Uganda signs petition for formation of a global Anti-Corruption Court

Aug 07, 2014

The Anti-Corruption Coalition Uganda has signed a petition for the formation of an International Anti-Corruption Court (IACC) to investigate and prosecute corruption crimes without “interference from governments.”

By Pascal Kwesiga & Michael Odeng

The Anti-Corruption Coalition Uganda has signed a petition for the formation of an International Anti-Corruption Court (IACC) to investigate and prosecute corruption crimes without “interference from governments.”

Activists want submission to the IACC’s jurisdiction to become a requirement for all countries that ratified the United Nations Convention against Corruption and a condition on membership for International Organizations such as Organization for Economic Cooperation and Development and World Trade Organization.

They also want submission to the court’s jurisdiction to be set as a requirement for obtaining loans from International lenders like World Bank.

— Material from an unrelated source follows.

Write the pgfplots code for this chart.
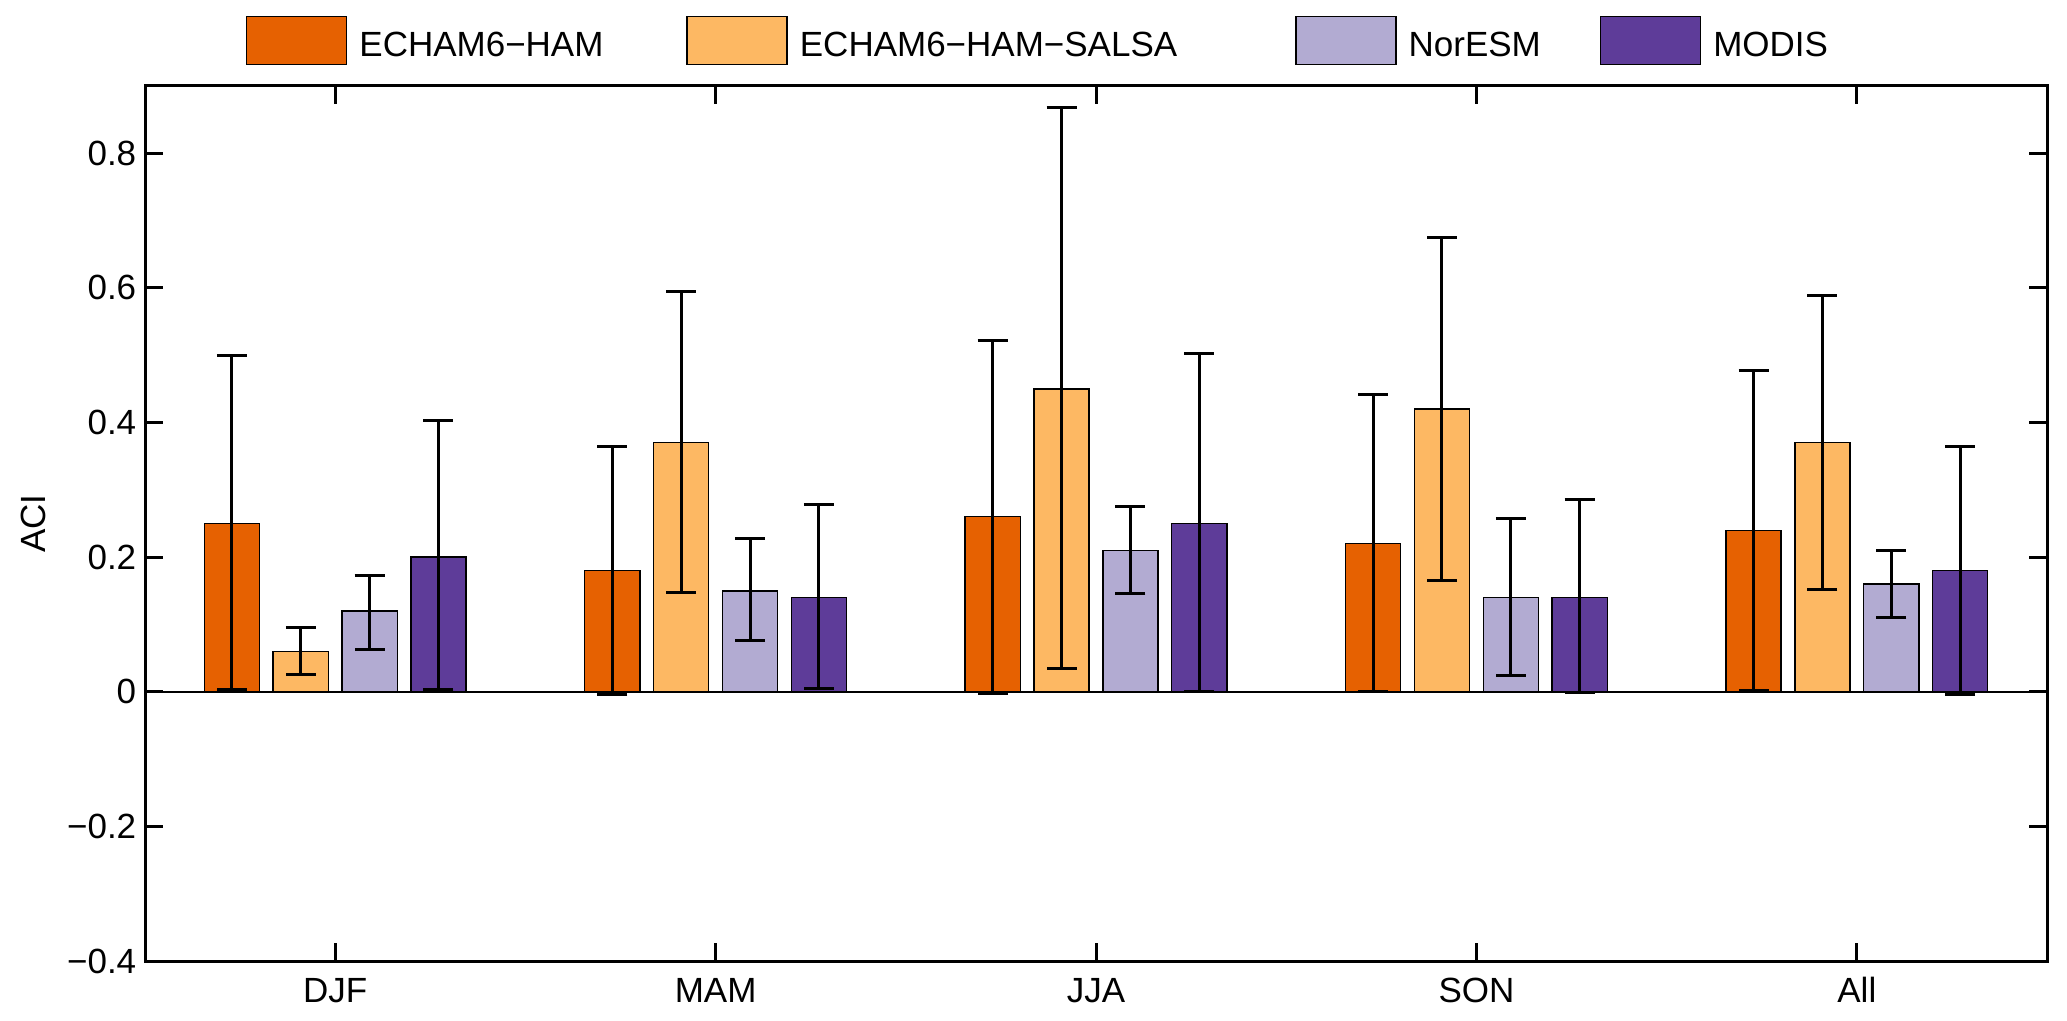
\documentclass[border=0pt]{standalone}
\usepackage{fontspec}
\setmainfont{Liberation Sans}
\usepackage{pgfplots}
\usepackage{pgfplotstable}
\pgfplotsset{compat=1.18}
\definecolor{cA}{HTML}{E66101}
\definecolor{cB}{HTML}{FDB863}
\definecolor{cC}{HTML}{B2ABD2}
\definecolor{cD}{HTML}{5E3C99}

% x = season index (1 DJF, 2 MAM, 3 JJA, 4 SON, 5 All); y = ACI; lo/hi = error bar ends
\pgfplotstableread{
x y lo hi
1 0.25 0.0035 0.499
2 0.18 -0.0035 0.364
3 0.26 -0.002 0.522
4 0.22 0.000 0.441
5 0.24 0.0025 0.478
}\tHAM
\pgfplotstableread{
x y lo hi
1 0.06 0.026 0.095
2 0.37 0.147 0.595
3 0.45 0.0345 0.8675
4 0.42 0.166 0.675
5 0.37 0.1516 0.589
}\tSALSA
\pgfplotstableread{
x y lo hi
1 0.12 0.063 0.1725
2 0.15 0.076 0.227
3 0.21 0.1466 0.276
4 0.14 0.024 0.258
5 0.16 0.111 0.2095
}\tNOR
\pgfplotstableread{
x y lo hi
1 0.20 0.0035 0.4035
2 0.14 0.0055 0.278
3 0.25 0.001 0.503
4 0.14 -0.001 0.285
5 0.18 -0.0035 0.365
}\tMODIS

\newcommand{\fs}{\fontsize{8.75}{10}\selectfont}
\newcommand{\legtxt}[1]{\raisebox{2.85pt}{#1}}

\pgfplotsset{
  aciBar/.style={ybar, bar width=0.145, bar shift=0pt, fill=#1, draw=black, line width=0.35pt,
    error bars/.cd, y dir=both, y explicit,
    error bar style={line width=0.75pt, black},
    error mark options={rotate=90, mark size=3.75pt, line width=0.75pt, black}},
}

\begin{document}
\begin{tikzpicture}
\begin{axis}[
  name=ax,
  scale only axis,
  width=475.5pt, height=218.75pt,
  xmin=0.5, xmax=5.5,
  ymin=-0.4, ymax=0.9,
  xtick={1,2,3,4,5},
  xticklabels={DJF,MAM,JJA,SON,All},
  ytick={-0.4,-0.2,0,0.2,0.4,0.6,0.8},
  yticklabels={−0.4,−0.2,0,0.2,0.4,0.6,0.8},
  minor tick num=0,
  xtick pos=both, ytick pos=both,
  tick align=inside,
  major tick length=4.5pt,
  tick style={black, line width=0.75pt},
  axis line style={line width=0.75pt},
  tick label style={font=\fs},
  label style={font=\fs},
  xticklabel style={anchor=base, inner sep=0pt, yshift=-10.25pt},
  yticklabel style={anchor=east, inner sep=0pt, xshift=-2pt},
  ylabel={ACI},
  ylabel style={at={(axis description cs:-0.0515,0.5)}, anchor=south, inner sep=0pt},
  legend image code/.code={\draw[#1, draw=black, line width=0.35pt] (0pt,-2.85pt) rectangle (25pt,9.15pt);},
  legend style={draw=none, fill=none, font=\fs, inner sep=0pt, outer sep=0pt,
    at={(axis description cs:0.0531,1.047)}, anchor=west,
    legend columns=4, column sep=0pt,
    nodes={inner sep=0pt, outer sep=0pt},
    /tikz/every odd column/.append style={column sep=3pt},
    /tikz/column 2/.style={column sep=20.75pt},
    /tikz/column 4/.style={column sep=29.5pt},
    /tikz/column 6/.style={column sep=14.75pt}},
  legend cell align=left,
]
\addplot[black, line width=0.5pt, forget plot] coordinates {(0.5,0) (5.5,0)};

\addplot[aciBar=cA]
  table[x expr=\thisrow{x}-0.2715, y=y, y error plus expr=\thisrow{hi}-\thisrow{y}, y error minus expr=\thisrow{y}-\thisrow{lo}] {\tHAM};
\addlegendentry{\legtxt{ECHAM6−HAM}}

\addplot[aciBar=cB]
  table[x expr=\thisrow{x}-0.0905, y=y, y error plus expr=\thisrow{hi}-\thisrow{y}, y error minus expr=\thisrow{y}-\thisrow{lo}] {\tSALSA};
\addlegendentry{\legtxt{ECHAM6−HAM−SALSA}}

\addplot[aciBar=cC]
  table[x expr=\thisrow{x}+0.0905, y=y, y error plus expr=\thisrow{hi}-\thisrow{y}, y error minus expr=\thisrow{y}-\thisrow{lo}] {\tNOR};
\addlegendentry{\legtxt{NorESM}}

\addplot[aciBar=cD]
  table[x expr=\thisrow{x}+0.2715, y=y, y error plus expr=\thisrow{hi}-\thisrow{y}, y error minus expr=\thisrow{y}-\thisrow{lo}] {\tMODIS};
\addlegendentry{\legtxt{MODIS}}
\end{axis}
\path ([shift={(-36.25pt,-14.75pt)}]ax.south west) rectangle ([shift={(5pt,21.5pt)}]ax.north east);
\end{tikzpicture}
\end{document}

The proposal for setting IACC was mooted by a US judge, Mark L. Woolf, who argued in his paper published in the Brookings Institution in America recently that the court is necessary to handle pervasive grand corruption in higher levels of governments.

Grand corruption, he observed, continues to go unpunished in the absence of international effective measures to combat it.

The International Anti-Corruption activists have since set up an online platform for people to sign the petition for the establishment of the court.

Only 500 people are required to sign the online petition by August 23. By press time, close to 300 people including Ugandans had signed the petition.

According to Cissy Kagaba, the executive director, Anti-Corruption Coalition Uganda, the proposal for the IACC’s formation will be presented to the UN after they have mustered the required number of signatures.